Chinese painter (born 1944)

Yang Yushu (Chinese: 杨雨澍; born 1944 in Beijing) is a Chinese painter, recognized for his contributions to the Yuyuantan School of Painting and as a central figure in the No Name (Wuming) Group. His work provides insights into China's social and artistic transformations since the 1950s.

==Biography==
Born in Beijing in 1944, Yang Yushu was fascinated with painting from a young age. He formally began his painting career in 1962. He met his mentor Zhao Wenliang in the late 1950s and their mentorship evolved into a lifelong friendship. Despite financial struggles, Yang remained dedicated to his art.

==Artistic career==
Yang's career, spanning over sixty years, is marked by his affiliation with the Yuyuantan School of Painting and the No Name Group. His work, often described as aesthetic, modernist, impressionist, and Matisse-inspired, reflects the historical and artistic discourse in China since the 1950s. He developed a distinctive style characterized by bright colors, elegant structures, and bold brushstrokes.

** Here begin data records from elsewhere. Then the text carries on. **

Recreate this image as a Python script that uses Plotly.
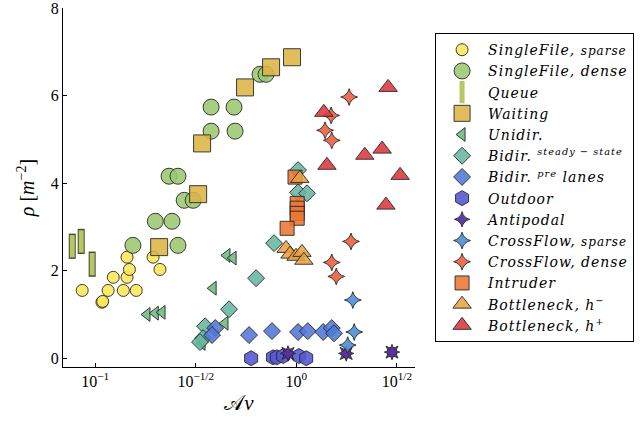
import plotly.graph_objects as go

# ---------------- data ----------------
sf_sparse_x = [0.0862, 0.108, 0.109, 0.116, 0.123, 0.138, 0.144, 0.148, 0.144, 0.160, 0.194, 0.210]
sf_sparse_y = [1.55, 1.28, 1.30, 1.55, 1.85, 1.55, 1.85, 2.03, 2.31, 1.55, 2.31, 2.03]

sf_dense_x = [0.154, 0.199, 0.241, 0.258, 0.233, 0.258, 0.277, 0.307, 0.377, 0.490, 0.377, 0.496, 0.660, 0.707]
sf_dense_y = [2.58, 3.13, 3.13, 2.58, 4.16, 4.16, 3.61, 3.61, 5.19, 5.74, 5.74, 5.19, 6.49, 6.49]

queue_x = [0.0769, 0.0852, 0.0966]
queue_y = [2.56, 2.67, 2.15]

waiting_x = [0.208, 0.325, 0.340, 0.556, 0.749, 0.952]
waiting_y = [2.54, 3.75, 4.91, 6.19, 6.65, 6.88]

unidir_x = [0.181, 0.199, 0.215, 0.452, 0.485, 0.386, 0.442, 0.340]
unidir_y = [1.00, 1.03, 1.05, 2.35, 2.29, 1.60, 0.80, 0.34]

bidir_ss_x = [0.775, 0.463, 0.631, 0.352, 0.344, 0.332, 1.02, 1.02, 1.13]
bidir_ss_y = [2.63, 1.12, 1.83, 0.73, 0.46, 0.37, 4.30, 3.79, 3.77]

bidir_pre_x = [0.395, 0.381, 0.582, 0.757, 1.02, 1.14, 1.36, 1.50, 1.54]
bidir_pre_y = [0.69, 0.53, 0.53, 0.62, 0.60, 0.62, 0.60, 0.69, 0.57]

outdoor_x = [0.596, 0.766, 0.80, 0.86, 1.03, 1.12]
outdoor_y = [0.00, 0.02, 0.02, 0.05, 0.05, 0.00]

antipodal_x = [0.909, 1.77, 2.99]
antipodal_y = [0.11, 0.11, 0.14]

cf_sparse_x = [1.91, 1.94, 1.80]
cf_sparse_y = [1.33, 0.60, 0.30]

cf_dense_x = [1.83, 1.49, 1.39, 1.50, 1.87, 1.50, 1.58]
cf_dense_y = [5.97, 5.55, 5.21, 4.98, 2.67, 2.19, 1.87]

intruder_x = [0.985, 1.01, 1.01, 1.01, 1.01, 0.90]
intruder_y = [4.14, 3.54, 3.43, 3.31, 3.20, 2.97]

bn_minus_x = [1.04, 0.889, 0.93, 0.997, 1.067, 1.09]
bn_minus_y = [4.11, 2.51, 2.38, 2.33, 2.42, 2.24]

bn_plus_x = [2.86, 1.37, 2.19, 2.67, 3.28, 1.42, 2.79]
bn_plus_y = [6.19, 5.62, 4.64, 4.78, 4.18, 4.41, 3.50]

x_tickvals = [10 ** -1, 10 ** -0.5, 10 ** 0, 10 ** 0.5]
x_ticktext = ["10<sup>−1</sup>", "10<sup>−1/2</sup>", "10<sup>0</sup>", "10<sup>1/2</sup>"]
y_tickvals = [0, 2, 4, 6, 8]

# ---------------- figure ----------------
EDGE = "rgba(40,40,40,0.9)"
SERIF = "Liberation Serif"
LSERIF = "DejaVu Serif"

fig = go.Figure()


def lab(t):
    return "<span style='letter-spacing:1px'><i>" + t + "</i></span>"


def add(x, y, name, symbol, color, size, show=True, lw=1.0, edge=EDGE, group=None):
    fig.add_trace(go.Scatter(
        x=x, y=y, mode="markers", name=name, showlegend=show,
        legendgroup=group or name,
        marker=dict(symbol=symbol, size=size, color=color,
                    line=dict(color=edge, width=lw)),
    ))


add(sf_sparse_x, sf_sparse_y, lab("SingleFile, <span style='font-size:12px'>sparse</span>"),
    "circle", "rgba(253,232,90,0.9)", 12)
add(sf_dense_x, sf_dense_y, lab("SingleFile, dense"), "circle", "rgba(155,199,112,0.88)", 16)
# queue: thin rectangles (outline + fill)
add(queue_x, queue_y, "q_outline", "line-ns", "rgba(60,60,40,1)", 18, show=False, lw=7,
    edge="rgba(60,60,40,0.95)", group="queue")
add(queue_x, queue_y, lab("Queue"), "line-ns", "rgba(180,196,98,1)", 16, lw=5,
    edge="rgba(183,199,100,1)", group="queue")
add(waiting_x, waiting_y, lab("Waiting"), "square", "rgba(221,180,70,0.88)", 17)
add(unidir_x, unidir_y, lab("Unidir."), "triangle-left", "rgba(108,185,128,0.88)", 12)
add(bidir_ss_x, bidir_ss_y, lab("Bidir. <sup>steady − state</sup>"), "diamond",
    "rgba(104,182,160,0.88)", 13)
add(bidir_pre_x, bidir_pre_y, lab("Bidir. <sup>pre</sup> lanes"), "diamond",
    "rgba(80,120,215,0.88)", 13)
add(outdoor_x, outdoor_y, lab("Outdoor"), "hexagon", "rgba(88,88,210,0.9)", 15)
add(antipodal_x, antipodal_y, "a_sq", "star-square", "rgba(90,50,160,0.95)", 11, show=False,
    group="anti")
add(antipodal_x, antipodal_y, lab("Antipodal"), "star-diamond", "rgba(90,50,160,0.95)", 11,
    group="anti")
add(cf_sparse_x, cf_sparse_y, lab("CrossFlow, <span style='font-size:12px'>sparse</span>"),
    "star-diamond", "rgba(80,145,215,0.92)", 12)
add(cf_dense_x, cf_dense_y, lab("CrossFlow, dense"), "star-diamond", "rgba(236,100,70,0.92)", 12)
add(intruder_x, intruder_y, lab("Intruder"), "square", "rgba(234,118,50,0.88)", 14)
add(bn_minus_x, bn_minus_y, lab("Bottleneck, h<sup>−</sup>"), "triangle-up",
    "rgba(235,160,65,0.88)", 16)
add(bn_plus_x, bn_plus_y, lab("Bottleneck, h<sup>+</sup>"), "triangle-up",
    "rgba(222,60,66,0.9)", 16)

fig.update_layout(
    width=644, height=423,
    margin=dict(l=63, r=229, t=8, b=56, autoexpand=False),
    paper_bgcolor="white", plot_bgcolor="white",
    font=dict(family=SERIF, size=15, color="black"),
    showlegend=True,
    legend=dict(
        x=1.057, y=0.93, xanchor="left", yanchor="top",
        bordercolor="black", borderwidth=1, bgcolor="white",
        font=dict(family=LSERIF, size=14),
        itemsizing="trace", itemwidth=42,
        tracegroupgap=0,
    ),
)

fig.update_xaxes(
    type="log", range=[-1.16, 0.59],
    tickvals=x_tickvals, ticktext=x_ticktext,
    ticks="inside", ticklen=4, tickcolor="black",
    showline=True, linecolor="black", linewidth=1,
    showgrid=False, zeroline=False, automargin=False,
    ticklabeloverflow="allow",
    tickfont=dict(family=SERIF, size=16),
    title=dict(text="<span style='font-family:DejaVu Sans'>𝒜</span><i>v</i>",
               font=dict(family=SERIF, size=21), standoff=6),
)
fig.update_yaxes(
    range=[-0.2, 8.005],
    tickvals=y_tickvals,
    ticks="inside", ticklen=4, tickcolor="black",
    showline=True, linecolor="black", linewidth=1,
    showgrid=False, zeroline=False, automargin=False,
    ticklabeloverflow="allow",
    tickfont=dict(family=SERIF, size=16),
    title=dict(text="<i>ρ</i> [<i>m</i><sup>−2</sup>]", font=dict(family=SERIF, size=20), standoff=10),
)

fig.write_html("out.html", post_script="document.body.style.margin='0';",
               config={"displayModeBar": False})
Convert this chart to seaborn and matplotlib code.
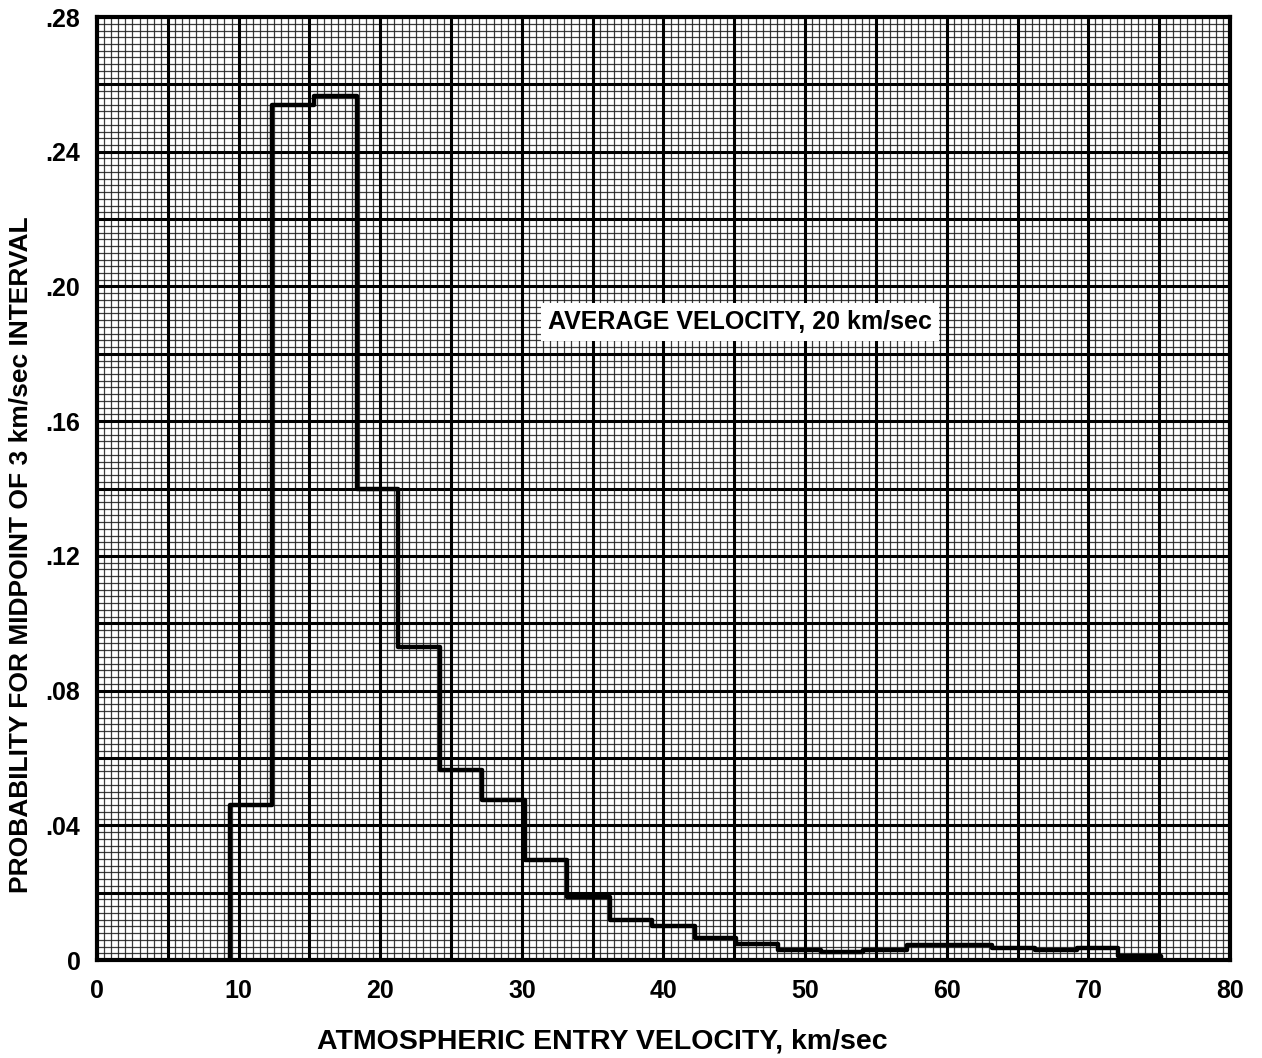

==Legacy and exhibitions==
Yang's retrospective "Engraved Time, Diffused Memories" in 2021 showcased over 300 paintings, marking his first comprehensive solo exhibition. His work has been part of significant exhibitions, including "Crescent: Retrospectives of Zhao Wenliang and Yang Yushu" in Beijing (2018). His affiliation with the No Name (Wuming) Group, formed as a collective dedicated to exploring the essence of pure art and artistic expression beyond mainstream constraints, further solidifies his position in modern Chinese art history.

==Artistic Influence and Style==
Yang's work is known for transcending visual reality to express sensory experiences, transforming traditional themes into expressions of attitude and emotion. Yang, along with Zhao Wenliang, has been instrumental in shaping modern Chinese art, moving away from socialist realism to a more personal and universal aesthetic.